How long have SA and NA (and other regions) been this comparatively larger than other regions?
Has there been any discussion about re-configuring? Or is that a whole can of worms to open somewhere else?
They used a ratio for Junior Nationals for a few years - they should have kept that & applied it to Sectionals as a starting point, not gone backwards - especially with the rule in place to discourage region-hopping at these levels. It really is not fair to those girls - way too early to not encourage development.
I don't really oppose getting rid of "junior" nationals, since I often felt like there was so much undue emphasis placed on it for what are supposed to be developmental levels, that it seemed like many skaters pushed so hard to get there that they burned out before making it to the higher levels. But since juvenile and intermediate are supposed to be developmental, I don't think it would be a bad idea for more skaters to get to go to sectionals (even if more don't advance to nationals). At sectionals, they would get the experience of competing at another, more selective event, and they would be able to see and learn from their counterparts in the higher levels.
For me it's very to see less Junior skaters than Senior skaters making it to Nationals.
It should be exactly the opposite.
With both juniors and seniors, byes are an issue, which is why they have more skaters than the lower levels. I don't know that there's a big difference in the number of competition byes between those two levels, across disciplines. But with seniors, they also give direct byes to those who finished in the top 5 the previous year.
The "Junior Nationals" being referred to here was for juvenile and intermediate skaters. They had been qualifying straight from sectionals to the "Junior National" competition, at least four per region, so there were many more juveniles and intermediates going to the national event than there were novices (only top 4 from each section, no byes).

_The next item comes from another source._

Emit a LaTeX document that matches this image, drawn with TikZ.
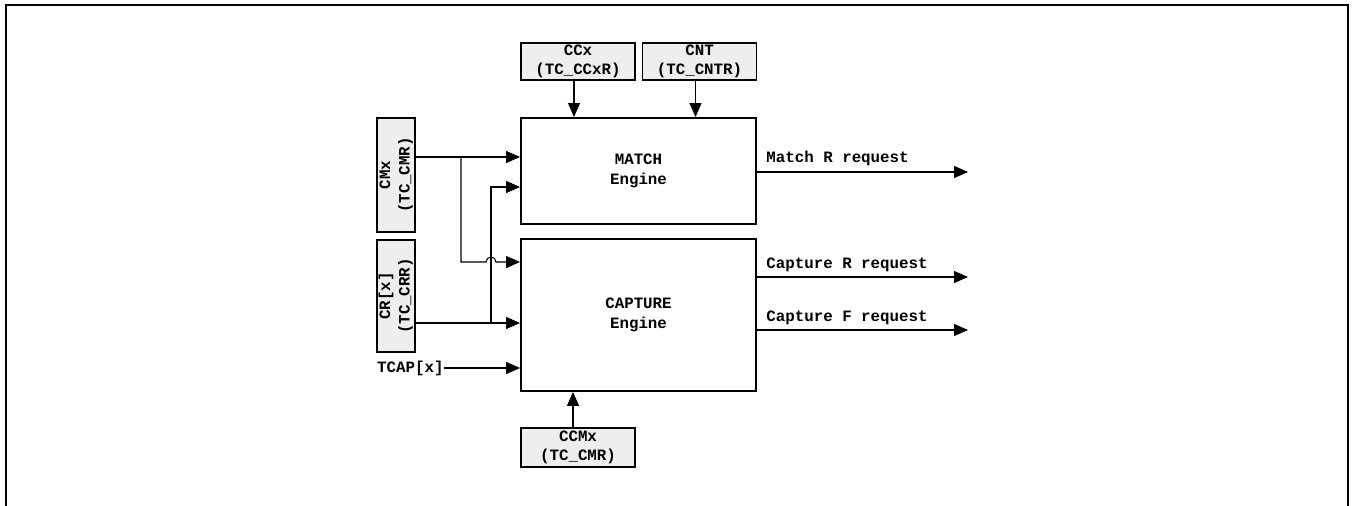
\documentclass[tikz,border=0pt]{standalone}
\usepackage{fontspec}
\setmainfont{Liberation Mono}
\usepackage{xcolor}
\usepackage{tikz}
\usetikzlibrary{arrows.meta,positioning,calc}
\definecolor{regfill}{RGB}{238,238,238}
\begin{document}
\begin{tikzpicture}[x=0.02cm, y=-0.02cm, every node/.style={font=\fontsize{9}{11}\selectfont\bfseries},
    engine/.style={draw, line width=1.1pt, fill=white, minimum width=4.7cm, align=center},
    regbox/.style={draw, line width=1.1pt, fill=regfill, minimum width=2.28cm, minimum height=0.74cm, inner sep=0pt, align=center},
    vregbox/.style={draw, line width=1.1pt, fill=regfill, minimum width=0.76cm, inner sep=0pt},
    arr/.style={-{Triangle[length=0.28cm, width=0.24cm]}, line width=0.6pt}]
        \useasboundingbox (0,0) rectangle (1355,506);
        \draw[line width=1.6pt] (6,506) -- (6,5) -- (1348,5) -- (1348,506);
        \node[engine, minimum height=2.12cm] (match) at (638.5,171) {MATCH\\Engine};
        \node[engine, minimum height=3.04cm] (capt) at (638.5,315) {CAPTURE\\Engine};
        \node[regbox] (ccx) at (578,61.5) {CCx\\(TC\_CCxR)};
        \node[regbox] (cnt) at (699.5,61.5) {CNT\\(TC\_CNTR)};
        \node[regbox, minimum height=0.78cm] (ccm) at (578,447.5) {CCMx\\(TC\_CMR)};
        \node[vregbox, minimum height=2.28cm] (cmx) at (396,175) {\rotatebox{90}{\begin{tabular}{@{}c@{}}CMx\\(TC\_CMR)\end{tabular}}};
        \node[vregbox, minimum height=2.24cm] (crx) at (396,296) {\rotatebox{90}{\begin{tabular}{@{}c@{}}CR[x]\\(TC\_CRR)\end{tabular}}};
        \node[anchor=east, inner sep=0pt] (tcap) at (444,368) {TCAP[x]};
        \node[anchor=base west, inner sep=0pt] (lmr) at (766,163) {Match R request};
        \node[anchor=base west, inner sep=0pt] (lcr) at (766,269) {Capture R request};
        \node[anchor=base west, inner sep=0pt] (lcf) at (766,322) {Capture F request};
        \coordinate (j1) at (461,157);
        \coordinate (k1) at (461,262);
        \coordinate (j2) at (491,323);
        \coordinate (k2) at (491,187);
        \coordinate (o1) at (968,172);
        \coordinate (o2) at (968,277);
        \coordinate (o3) at (968,330);
        \draw[arr] ([xshift=-0.08cm]ccx.south) -- ([xshift=-0.08cm]ccx.south |- match.north);
        \draw[arr] ([xshift=-0.08cm]cnt.south) -- ([xshift=-0.08cm]cnt.south |- match.north);
        \draw[arr] ([xshift=-0.1cm]ccm.north) -- ([xshift=-0.1cm]ccm.north |- capt.south);
        \draw[arr] (cmx.east |- j1) -- (j1 -| match.west);
        \draw[arr] (crx.east |- j2) -- (j2 -| capt.west);
        \draw[arr] (j2) -- (k2) -- (k2 -| match.west);
        \draw[arr] (j1) -- (k1) -- ($(k1 -| j2)+(-5,0)$) arc (180:0:0.1cm) -- (k1 -| capt.west);
        \draw[arr] (tcap.east) -- (tcap.east -| capt.west);
        \draw[arr] (o1 -| match.east) -- (o1);
        \draw[arr] (o2 -| capt.east) -- (o2);
        \draw[arr] (o3 -| capt.east) -- (o3);
      \end{tikzpicture}
\end{document}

Now juvenile and intermediate will be in the the same situation as novice. The difference is that there are more of them, at least in the singles disciplines, especially girls. And they're required to represent a club in the region where they live and/or train most of the year -- no club hopping allowed.
I just checked on the last few times I was out at "Junior" Nationals. In Strongsville (2010JN) the SA region had 4 of the top 12 juvenile skaters, and all 6 from the region made finals. The following year in Intermediate (SLC,) SA had 3 of the top 5 skaters and 5 of the top 12...so not only is there an inordinate number of skaters, but the quality is high as well...

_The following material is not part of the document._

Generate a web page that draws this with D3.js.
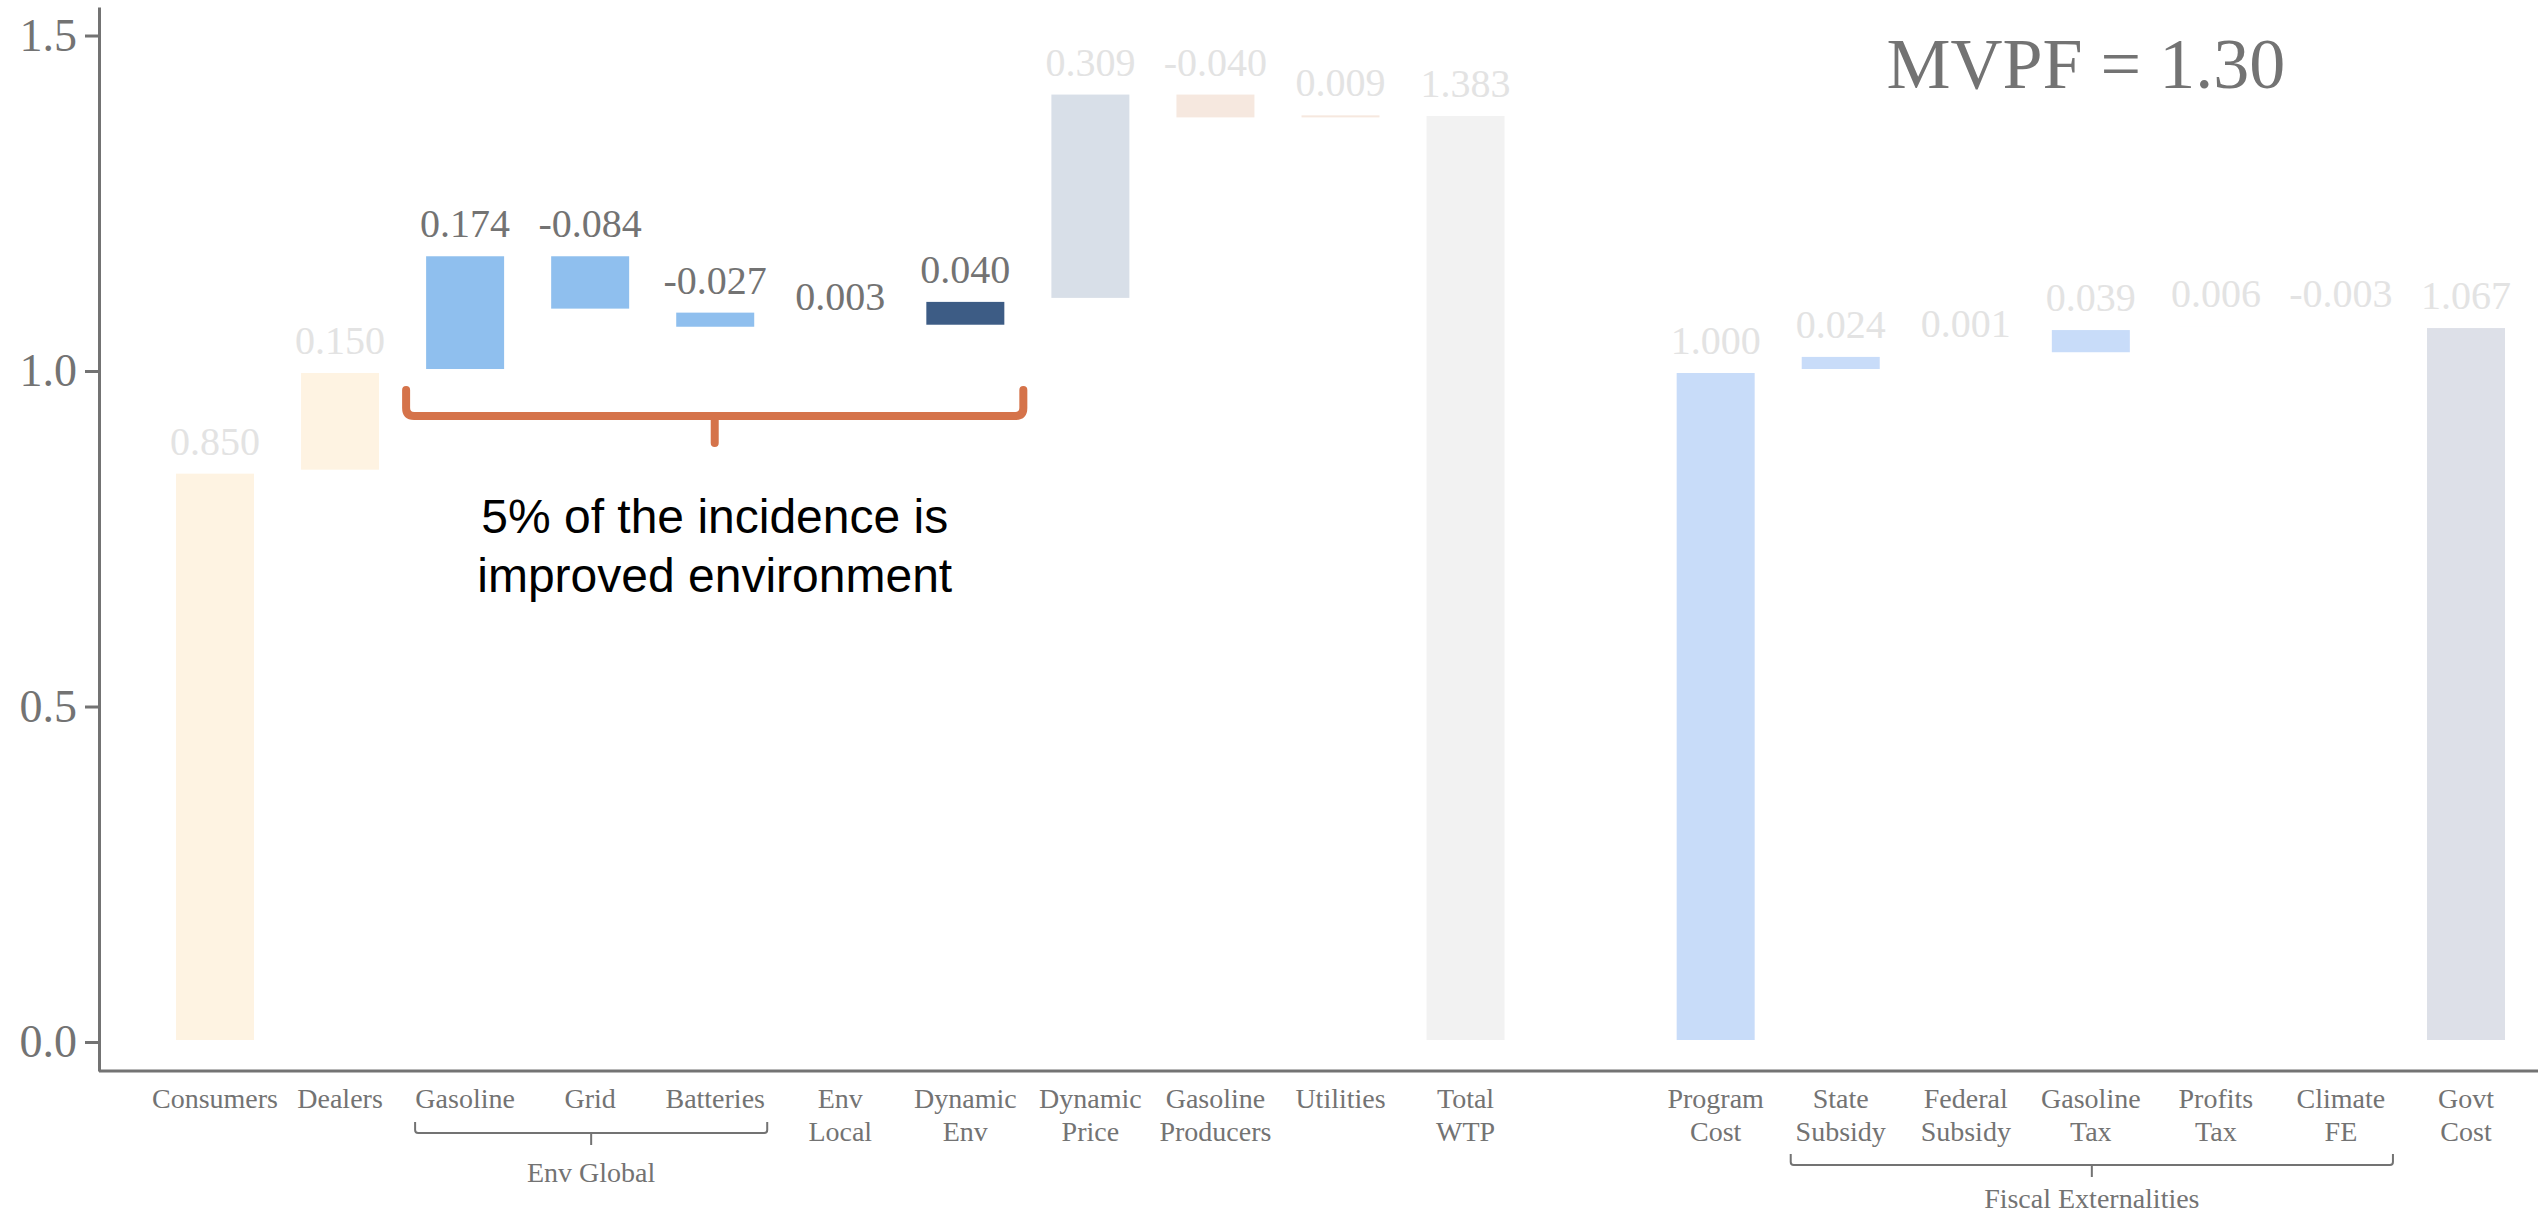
<!DOCTYPE html>
<html>
<head>
<meta charset="utf-8">
<script src="https://cdn.jsdelivr.net/npm/d3@7"></script>
<style>
  body { margin: 0; background: #fff; }
  text { font-family: "Liberation Serif", "DejaVu Serif", serif; }
</style>
</head>
<body>
<div class="main"></div>
<script>
// chart data
var categories = ["Consumers", "Dealers", "Gasoline", "Grid", "Batteries", "Env\nLocal", "Dynamic\nEnv",
	"Dynamic\nPrice", "Gasoline\nProducers", "Utilities", "Total\nWTP", "",
	"Program\nCost", "State\nSubsidy", "Federal\nSubsidy", "Gasoline\nTax", "Profits\nTax", "Climate\nFE", "Govt\nCost"];
var values = [0.850, 0.150, 0.174, -0.084, -0.027, 0.003, 0.040, 0.309, -0.040, 0.009, 1.383, null,
	1.000, 0.024, 0.001, 0.039, 0.006, -0.003, 1.067];
var kinds = ["step", "step", "step", "step", "step", "step", "step", "step", "step", "step", "total", null,
	"step", "step", "step", "step", "step", "step", "total"];
var barColors = ["#fef3e2", "#fef3e2", "#8fbfee", "#8fbfee", "#8fbfee", "#8fbfee", "#3d5c85", "#d8dfe8",
	"#f6e8df", "#f6e8df", "#f2f2f2", null, "#c8dcf9", "#c8dcf9", "#c8dcf9", "#c8dcf9", "#c8dcf9", "#c8dcf9", "#dde0e8"];
var highlighted = ["Gasoline", "Grid", "Batteries", "Env\nLocal", "Dynamic\nEnv"];
var yTicks = [0, 0.5, 1.0, 1.5];
var groups = [
	{label: "Env Global", from: "Gasoline", to: "Batteries", lines: 1},
	{label: "Fiscal Externalities", from: "State\nSubsidy", to: "Climate\nFE", lines: 2}
];
var mvpfText = "MVPF = 1.30";
var noteLines = ["5% of the incidence is", "improved environment"];

//Canvas config
var width = 2538, height = 1216;
var grey = "#737373", faint = "#e3e3e3", orange = "#d5734a";

var svg = d3.select(".main")
	.append("svg")
	.attr("width", width)
	.attr("height", height);

var xScale = d3.scalePoint().domain(categories).range([215, 2466]);
var yScale = d3.scaleLinear().domain([-0.0432, 1.5425]).range([1071, 7]);
var barW = 82;

//running totals for waterfall
var bars = [];
var running = 0;
categories.forEach(function(c, i) {
	if (values[i] == null) { running = 0; return; }
	var start, end;
	if (kinds[i] == "total") { start = 0; end = values[i]; running = 0; }
	else { start = running; end = running + values[i]; running = end; }
	bars.push({cat: c, value: values[i], start: start, end: end, color: barColors[i]});
});

//bars (white outline swallows the tiniest ones, as in the original)
svg.append("g")
	.attr("class", "bars")
	.selectAll("rect")
	.data(bars)
	.enter()
	.append("rect")
	.attr("x", function(d) { return xScale(d.cat) - barW / 2; })
	.attr("width", barW)
	.attr("y", function(d) { return yScale(Math.max(d.start, d.end)); })
	.attr("height", function(d) { return Math.abs(yScale(d.start) - yScale(d.end)); })
	.style("fill", function(d) { return d.color; })
	.style("stroke", "#fff")
	.style("stroke-width", 4);

//value labels
svg.append("g")
	.attr("class", "values")
	.selectAll("text")
	.data(bars)
	.enter()
	.append("text")
	.attr("x", function(d) { return xScale(d.cat); })
	.attr("y", function(d) { return yScale(Math.max(d.start, d.end)) - 17; })
	.attr("text-anchor", "middle")
	.style("font-size", "40px")
	.style("fill", function(d) { return highlighted.indexOf(d.cat) >= 0 ? grey : faint; })
	.text(function(d) { return d3.format(".3f")(d.value).replace("−", "-"); });

//y axis
var yAxis = d3.axisLeft(yScale)
	.tickValues(yTicks)
	.tickFormat(d3.format(".1f"))
	.tickSize(14)
	.tickSizeOuter(0)
	.tickPadding(8);
var gy = svg.append("g")
	.attr("class", "y-axis")
	.attr("transform", "translate(99,0)")
	.call(yAxis);
gy.select(".domain").style("stroke", grey).style("stroke-width", 3);
gy.selectAll(".tick line").style("stroke", grey).style("stroke-width", 3);
gy.selectAll(".tick text")
	.style("font-family", "Liberation Serif")
	.style("font-size", "46px")
	.style("fill", grey);

//x axis
svg.append("line")
	.attr("x1", 99).attr("x2", width)
	.attr("y1", 1071).attr("y2", 1071)
	.style("stroke", grey)
	.style("stroke-width", 3);

var xLabels = svg.append("g")
	.attr("class", "x-axis")
	.selectAll("text")
	.data(categories.filter(function(c) { return c != ""; }))
	.enter()
	.append("text")
	.attr("text-anchor", "middle")
	.style("font-size", "28px")
	.style("fill", grey);
xLabels.each(function(c) {
	var t = d3.select(this);
	c.split("\n").forEach(function(line, k) {
		t.append("tspan")
			.attr("x", xScale(c))
			.attr("y", 1108 + k * 33)
			.text(line);
	});
});

//group braces below the axis
function bracePath(x1, x2, top, mid, tip, r) {
	var m = (x1 + x2) / 2;
	return "M" + x1 + "," + top +
		"V" + (mid - r) + "Q" + x1 + "," + mid + " " + (x1 + r) + "," + mid +
		"H" + (x2 - r) + "Q" + x2 + "," + mid + " " + x2 + "," + (mid - r) +
		"V" + top +
		"M" + m + "," + mid + "V" + tip;
}

groups.forEach(function(g) {
	var top = g.lines == 1 ? 1122 : 1154;
	var x1 = xScale(g.from) - 50, x2 = xScale(g.to) + 52;
	svg.append("path")
		.attr("d", bracePath(x1, x2, top, top + 11, top + 23, 3))
		.style("fill", "none")
		.style("stroke", grey)
		.style("stroke-width", 2);
	svg.append("text")
		.attr("x", (x1 + x2) / 2)
		.attr("y", top + 60 - (g.lines == 1 ? 0 : 6))
		.attr("text-anchor", "middle")
		.style("font-size", "28px")
		.style("fill", grey)
		.text(g.label);
});

//orange brace over the environmental bars
var bx1 = xScale("Gasoline") - 59, bx2 = xScale("Dynamic\nEnv") + 58;
svg.append("path")
	.attr("d", bracePath(bx1, bx2, 390, 416, 443, 8))
	.style("fill", "none")
	.style("stroke", orange)
	.style("stroke-width", 8)
	.style("stroke-linecap", "round");

svg.append("g")
	.attr("class", "note")
	.selectAll("text")
	.data(noteLines)
	.enter()
	.append("text")
	.attr("x", (bx1 + bx2) / 2)
	.attr("y", function(d, i) { return 533 + i * 59; })
	.attr("text-anchor", "middle")
	.style("font-family", "Liberation Sans, Arial, sans-serif")
	.style("font-size", "48px")
	.style("fill", "#000")
	.text(function(d) { return d; });

//MVPF title
svg.append("text")
	.attr("class", "title")
	.attr("x", xScale("Gasoline\nTax") - 5)
	.attr("y", 88)
	.attr("text-anchor", "middle")
	.style("font-size", "72px")
	.style("fill", grey)
	.text(mvpfText);
</script>
</body>
</html>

Not only that, but at the Juv/Int level so little separates the skaters that simply allowing more skaters to make it to Sectionals and/or nationals makes sense. It isn't much harder to run an 18-24 skater round (6-8 skaters advancing) than to run a 12-skater round (any referees out there, please correct me if I'm mistaken- I've never actually run a comp.) It seems that as long as qualifying rounds aren't necessary, it is not a severe hardship financially for the LOC or for USFS, and it would keep the young ones more optimistic and interested in the sport. As it is with the age for juvenile having increased to 13, a good deal of the young talent may be left out. The extra year in age increases the number of skaters at the level while the number advancing from the larger regions simultaneously decreases.